If you drive a car made by General Motors and it has an internet connection, your car’s movements and exact location are being collected and shared anonymously with a data broker.
This practice, disclosed in a letter sent by Sens. Ron Wyden of Oregon and Ed Markey of Massachusetts to the Federal Trade Commission on Friday, is yet another way in which automakers are tracking drivers, often without their knowledge.
Previous reporting in The New York Times, which the letter cited, revealed how automakers including GM, Honda and Hyundai collected information about drivers’ behavior, such as how often they slammed on the brakes, accelerated rapidly and exceeded the speed limit. It was then sold to the insurance industry, which used it to help gauge individual drivers’ riskiness.
The two Democratic senators, both known for privacy advocacy, zeroed in on GM, Honda and Hyundai because all three had made deals, the Times reported, with Verisk, an analytics company that sold the data to insurers.
In the letter, the senators urged FTC Chair Lina Khan to investigate how the auto industry collects and shares customers’ data.

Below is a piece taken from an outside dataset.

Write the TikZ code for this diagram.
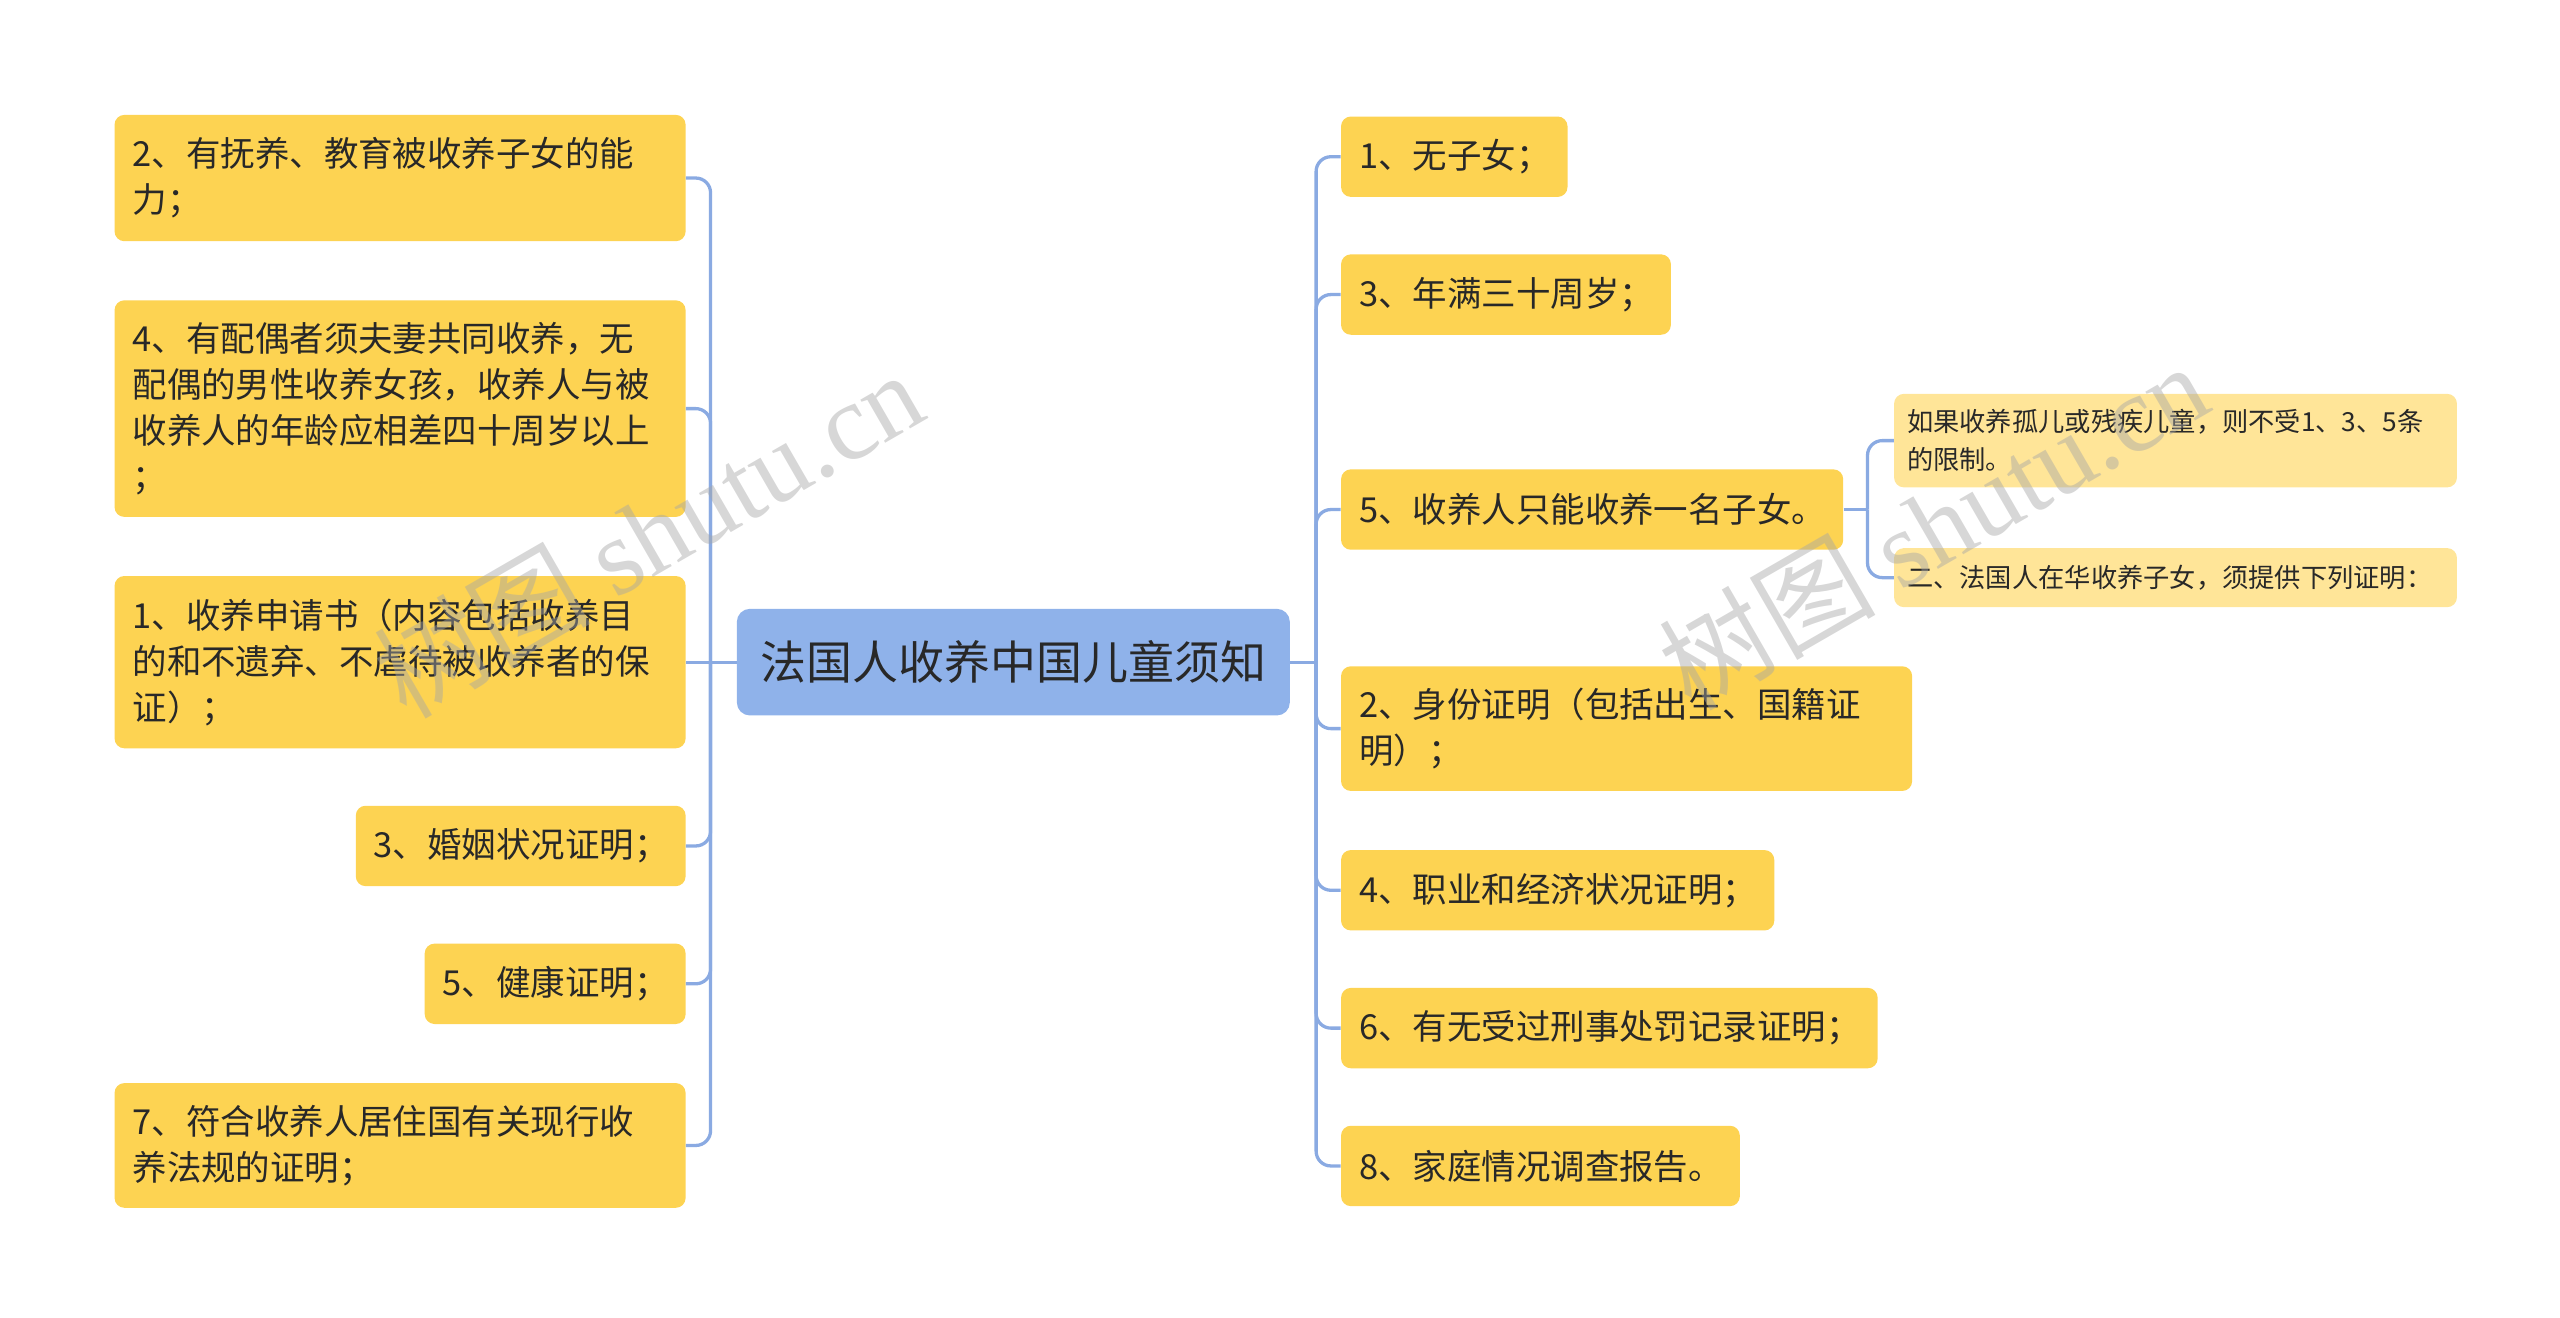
\documentclass[tikz,border=0pt]{standalone}
\usepackage{fontspec}
\setmainfont{Noto Sans CJK SC}
\newfontfamily\wmserif{Liberation Serif}
\usetikzlibrary{positioning}
\definecolor{leafc}{RGB}{253,211,82}
\definecolor{subc}{RGB}{255,229,152}
\definecolor{rootc}{RGB}{143,178,234}
\definecolor{linkc}{RGB}{138,170,226}
\definecolor{txtc}{RGB}{40,40,40}
\tikzset{
  leaf/.style={fill=leafc, rounded corners=6pt, inner xsep=11pt, inner ysep=0pt,
    align=left, text=txtc, minimum height=49pt, font=\fontsize{21pt}{28pt}\selectfont},
  subleaf/.style={fill=subc, rounded corners=6pt, inner xsep=8pt, inner ysep=0pt,
    align=left, text=txtc, text width=327pt, font=\fontsize{16pt}{23pt}\selectfont},
  rootbox/.style={fill=rootc, rounded corners=8pt, minimum width=337pt, minimum height=65pt,
    text=txtc, font=\fontsize{28pt}{34pt}\selectfont},
  link/.style={draw=linkc, line width=2pt, rounded corners=9pt},
  wmark/.style={text=gray!70, opacity=0.45, rotate=30, font=\fontsize{66pt}{66pt}\selectfont}
}
\begin{document}
\begin{tikzpicture}[x=1pt,y=-1pt]
  \useasboundingbox (0,0) rectangle (1560,802.6);

  % centre
  \node[rootbox] (root) at (617.5,403.5) {法国人收养中国儿童须知};

  % left branch
  \node[leaf, anchor=east, text width=326pt, minimum height=77pt] (l2) at (418,108.5)
    {2、有抚养、教育被收养子女的能\\力；};
  \node[leaf, anchor=east, text width=326pt, minimum height=132pt] (l4) at (418,249)
    {4、有配偶者须夫妻共同收养，无\\配偶的男性收养女孩，收养人与被\\收养人的年龄应相差四十周岁以上\\；};
  \node[leaf, anchor=east, text width=326pt, minimum height=105pt] (l1) at (418,403.5)
    {1、收养申请书（内容包括收养目\\的和不遗弃、不虐待被收养者的保\\证）；};
  \node[leaf, anchor=east, text width=179pt] (l3) at (418,515.5) {3、婚姻状况证明；};
  \node[leaf, anchor=east, text width=137pt] (l5) at (418,599.5) {5、健康证明；};
  \node[leaf, anchor=east, text width=326pt, minimum height=76pt] (l7) at (418,698)
    {7、符合收养人居住国有关现行收\\养法规的证明；};

  % right branch
  \node[leaf, anchor=west, text width=116pt] (r1) at (817,95.5) {1、无子女；};
  \node[leaf, anchor=west, text width=179pt] (r3) at (817,179.5) {3、年满三十周岁；};
  \node[leaf, anchor=west, text width=284pt] (r5) at (817,310.5) {5、收养人只能收养一名子女。};
  \node[leaf, anchor=west, text width=326pt, minimum height=76pt] (r2) at (817,444)
    {2、身份证明（包括出生、国籍证\\明）；};
  \node[leaf, anchor=west, text width=242pt] (r4) at (817,542.5) {4、职业和经济状况证明；};
  \node[leaf, anchor=west, text width=305pt] (r6) at (817,626.5) {6、有无受过刑事处罚记录证明；};
  \node[leaf, anchor=west, text width=221pt] (r8) at (817,710.5) {8、家庭情况调查报告。};

  % under 5
  \node[subleaf, anchor=west, minimum height=57pt] (s1) at (1154,268.5)
    {如果收养孤儿或残疾儿童，则不受1、3、5条\\的限制。};
  \node[subleaf, anchor=west, minimum height=36pt] (s2) at (1154,352)
    {二、法国人在华收养子女，须提供下列证明：};

  % connectors
  \coordinate (lj) at (433,403.5);
  \coordinate (rj) at (802,403.5);
  \coordinate (sj) at (1138,310.5);
  \draw[link] (root.west) -- (l1.east);
  \foreach \n in {l2,l4,l3,l5,l7}
    \draw[link] (lj) |- (\n.east);
  \draw[link] (root.east) -- (rj);
  \foreach \n in {r1,r3,r5,r2,r4,r6,r8}
    \draw[link] (rj) |- (\n.west);
  \draw[link] (r5.east) -- (sj);
  \foreach \n in {s1,s2}
    \draw[link] (sj) |- (\n.west);

  % watermark
  \node[wmark] (wm1) at (395,325) {树图 {\wmserif shutu.cn}};
  \node[wmark] (wm2) at (1178,320) {树图 {\wmserif shutu.cn}};
\end{tikzpicture}
\end{document}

One of the surprising findings of an investigation by Wyden’s office was just how little the automakers made from selling driving data. According to the letter, Verisk paid Honda $25,920 over four years for information about 97,000 cars, or 26 cents per car. Hyundai was paid just over $1 million, or 61 cents per car, over six years.
GM would not reveal how much it had been paid, Wyden’s office said. People familiar with GM’s program previously told the Times that driving behavior data had been shared from more than 8 million cars, with the company making an amount in the low millions of dollars from the sale. GM also previously shared data with LexisNexis Risk Solutions.
“Companies should not be selling Americans’ data without their consent, period,” the letter from Wyden and Markey stated. “But it is particularly insulting for automakers that are selling cars for tens of thousands of dollars to then squeeze out a few additional pennies of profit with consumers’ private data.”